During the year after he died, I tried to understand some of what I had seen as it related t me and to other large people. It began to dawn on me that (a) a lot of people underestimate fat people, and (b) that doesn't have to stop a fat person from getting what they want, no matter what anyone thinks, or does, or says.
With that in mind, I picked up my manuscript again.
I did decide that my fat heroine would be able to dress better than I can afford to. One friend suggested she should be successful at some career. This was also difficult for me to imagine. Not so much the fat woman being a success part—it was the success being okay and not obnoxious part. Okay, so I have this little problem with authority.
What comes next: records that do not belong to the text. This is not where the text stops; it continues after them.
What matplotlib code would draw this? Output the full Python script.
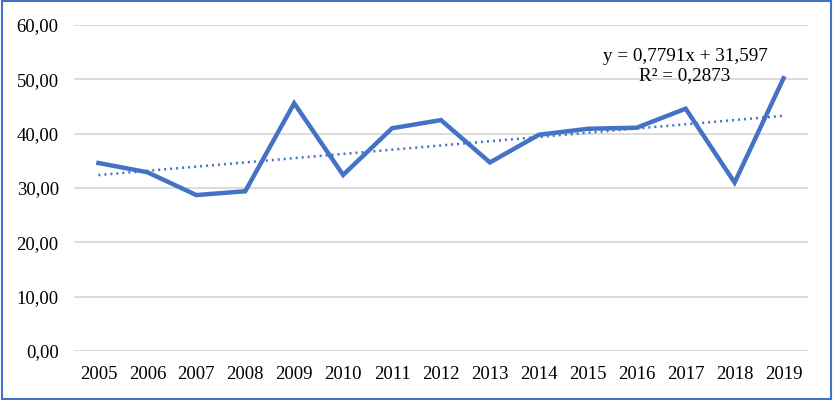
import matplotlib
matplotlib.use('Agg')
import matplotlib.pyplot as plt
from matplotlib.patches import Rectangle

years = ['2005', '2006', '2007', '2008', '2009', '2010', '2011', '2012',
         '2013', '2014', '2015', '2016', '2017', '2018', '2019']
values = [34.6, 32.9, 28.7, 29.4, 45.6, 32.4, 41.0, 42.5,
          34.7, 39.8, 40.9, 41.1, 44.6, 31.0, 50.2]
trend_slope = 0.7791
trend_intercept = 31.597
trend_r2 = 0.2873
y_ticks = [0, 10, 20, 30, 40, 50, 60]

BLUE = '#4472C4'
plt.rcParams['font.family'] = ['Liberation Serif', 'DejaVu Serif']

fig = plt.figure(figsize=(8.33, 4.0), dpi=100)
ax = fig.add_axes([0.0888, 0.1225, 0.8812, 0.815])

x = list(range(len(years)))
ax.plot(x, values, color=BLUE, lw=3.2, solid_joinstyle='miter', zorder=3)

# linear trend line (Excel style, x = 1..n)
trend = [trend_slope * (i + 1) + trend_intercept for i in x]
ax.plot(x, trend, color=BLUE, lw=1.8, ls=(0, (0.8, 1.6)), zorder=2)

ax.set_xlim(-0.5, len(years) - 0.5)
ax.set_ylim(0, 60)
ax.set_yticks(y_ticks)
ax.set_yticklabels(['{:.2f}'.format(v).replace('.', ',') for v in y_ticks])
ax.set_xticks(x)
ax.set_xticklabels(years)
ax.grid(axis='y', color='#D9D9D9', lw=1.3)
ax.set_axisbelow(True)
for s in ax.spines.values():
    s.set_visible(False)
ax.tick_params(length=0, labelsize=13.5, colors='black')
ax.tick_params(axis='y', pad=11)
ax.tick_params(axis='x', pad=11)

eq = 'y = {}x + {}\nR² = {}'.format(str(trend_slope).replace('.', ','),
                                   str(trend_intercept).replace('.', ','),
                                   str(trend_r2).replace('.', ','))
fig.text(685 / 833, 1 - 66 / 400, eq, ha='center', va='center',
         fontsize=13.8, linespacing=1.15)

fig.patches.append(Rectangle((0.002, 0.003), 0.996, 0.994, transform=fig.transFigure,
                             fill=False, edgecolor=BLUE, lw=1.5))

fig.savefig('out.png', dpi=100)
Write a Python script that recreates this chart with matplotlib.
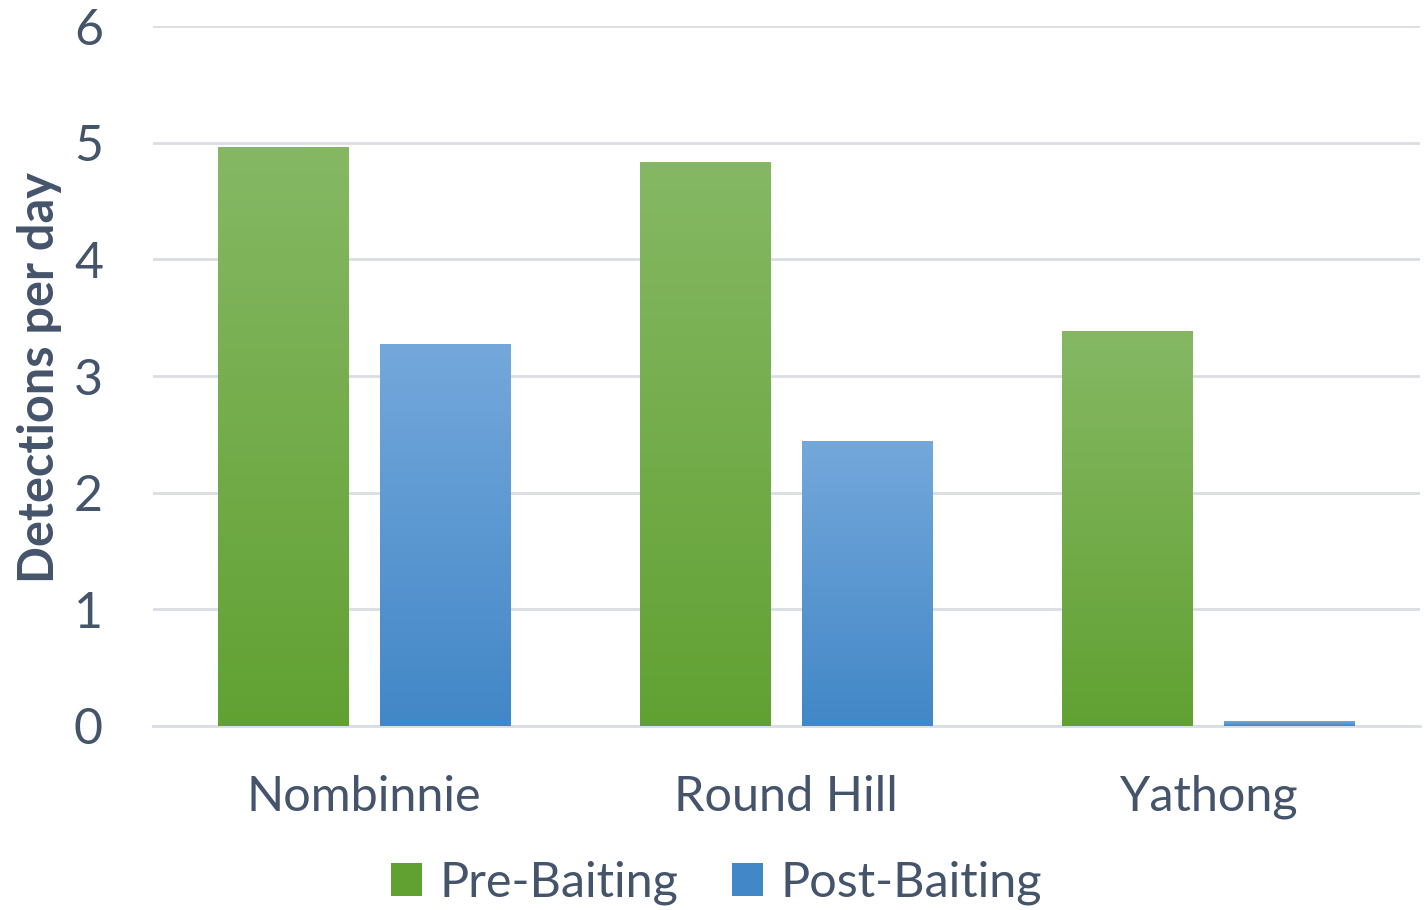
import matplotlib
matplotlib.use('Agg')
from matplotlib import pyplot as plt
from matplotlib.patches import Patch
from matplotlib.colors import LinearSegmentedColormap
import numpy as np

# 数据
categories = ['Nombinnie', 'Round Hill', 'Yathong']
pre_baiting = [4.96, 4.83, 3.38]
post_baiting = [3.27, 2.44, 0.04]
series_names = ['Pre-Baiting', 'Post-Baiting']

text_color = '#44546A'
grid_color = '#D9DEE4'
green_top, green_bottom = '#86B864', '#61A132'
blue_top, blue_bottom = '#74A8DB', '#4287C7'

plt.rcParams['font.family'] = ['Lato', 'DejaVu Sans']

fig = plt.figure(figsize=(14.24, 9.1), dpi=100)
ax = fig.add_axes([0.1074, 0.2022, 0.8896, 0.7692])

width = 0.31
offset = 0.192
x = np.arange(len(categories))


# 渐变柱子：上浅下深
def gradient_bar(ax, xc, h, c_top, c_bottom):
    cmap = LinearSegmentedColormap.from_list('g', [c_bottom, c_top])
    grad = np.linspace(0, 1, 256).reshape(-1, 1)
    ax.imshow(grad, cmap=cmap, origin='lower', aspect='auto',
              extent=(xc - width / 2, xc + width / 2, 0, h), zorder=3)


for i in range(len(categories)):
    gradient_bar(ax, x[i] - offset, pre_baiting[i], green_top, green_bottom)
    gradient_bar(ax, x[i] + offset, post_baiting[i], blue_top, blue_bottom)

ax.set_xlim(-0.5, len(categories) - 0.5)
ax.set_ylim(0, 6)
ax.set_yticks(range(0, 7))
ax.yaxis.grid(True, color=grid_color, linewidth=2)
ax.set_axisbelow(True)
for s in ['top', 'right', 'left']:
    ax.spines[s].set_visible(False)
ax.spines['bottom'].set_color(grid_color)
ax.spines['bottom'].set_linewidth(2)
ax.tick_params(axis='both', length=0, colors=text_color)
ax.tick_params(axis='y', pad=36, labelsize=36)
ax.tick_params(axis='x', pad=35, labelsize=35)
ax.set_xticks(x)
ax.set_xticklabels(categories)

ax.set_ylabel('Detections per day', fontsize=35, fontweight='bold', color=text_color)
ax.yaxis.set_label_coords(-0.072, 0.498)

handles = [Patch(facecolor=green_bottom, edgecolor='none'),
           Patch(facecolor=blue_bottom, edgecolor='none')]
fig.legend(handles, series_names, loc='center', bbox_to_anchor=(0.503, 0.03),
           ncol=2, frameon=False, fontsize=35, labelcolor=text_color,
           handlelength=0.65, handleheight=0.65, handletextpad=0.35, columnspacing=1.1)

plt.savefig('out.png', dpi=100)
Finally, I decided to envision a fat woman who was a success in an empowering way for both herself and others.
There were other roadblocks to imagining this character. I wish I could tell you I first became effective, successful and well-dressed and then wrote about it. But hell, the fellow who created Superman probably never leaped a tall building in his life. Yet, I'd be willing to bet that he believed in truth, justice and the American Way. You do your best.
Eventually the character spoke to me. She told me how to start. "My name is Josephine Fuller and I've never weighed less than 200 pounds in my adult life-not counting the chip on my shoulder." Once I knew who she was, she could have adventures. Also I finally realized what I had wanted to say about onions was this: "A yellow onion is beautiful in its own round, tight skin. Why can't we let it shine as it is, and not try to turn it into a green onion?"
It took several years to know how to write that sentence.